Sounds like you into making movies linskyjack......that's my bag too!


----------



## linskyjack (Aug 28, 2004)

Really Bonk---I do it professionally----been doing it for many years. Digital has really revolutionized the industry.


----------



## bonk (Sep 8, 2005)

Yea it has...I do it for friends and family and I've got a big family. What I really hate is them wanting me to make a movie with nice clear digital video files and want me to get some files of their old non-digital video camera and incorporate them both on the movie.

Tell me how much better do you think Movie studio is to pinnacle plus??


----------



## linskyjack (Aug 28, 2004)

Both will accomplish the same thing, and both have a ton of features. What I like about Vegas is the interface, the online support community--and most of all, the STABILITY! Remember, I use Vegas Video 6.0------a fully professional NLE with more features then most people will ever use. Movie Studio has many of those features, the main difference being you can work with four tracks at once, rather then the unlimited tracks that Vegas gives you. That means you can have one track for your main picture, one for your sound, one for your music and one for your titles----enough for most uses but not for me.


----------



## bonk (Sep 8, 2005)

Thanks for the info but as I just do it for friends then the Movie Studio would be enough......the one thing that they could be better at is Titles....not sure about Movie Studio but the titles in Pinnacle plus could be a bit more professional looking.

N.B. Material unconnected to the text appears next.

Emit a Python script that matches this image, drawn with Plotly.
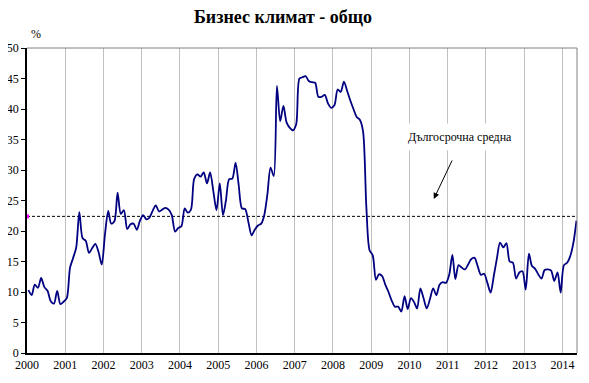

Anyone use Pinnacle Plus and agree with me???


----------



## linskyjack (Aug 28, 2004)

Generally speaking, titling on most of these entry level NLE's are very basic---there are of course ad on and stand alone titling programs you can purchase. Take a look at Bluff Titler---/www.outerspace-software.com/blufftitler.html

When I title, I usually use Vegas---keep the font at a reasonable size etc. Also, remember that all titles have to be rendered before being compressed to mpeg, .wmv, .mov and they aren't going to look very good until you do it. I have never had a client 
comment negatively about the quality of my titles.


----------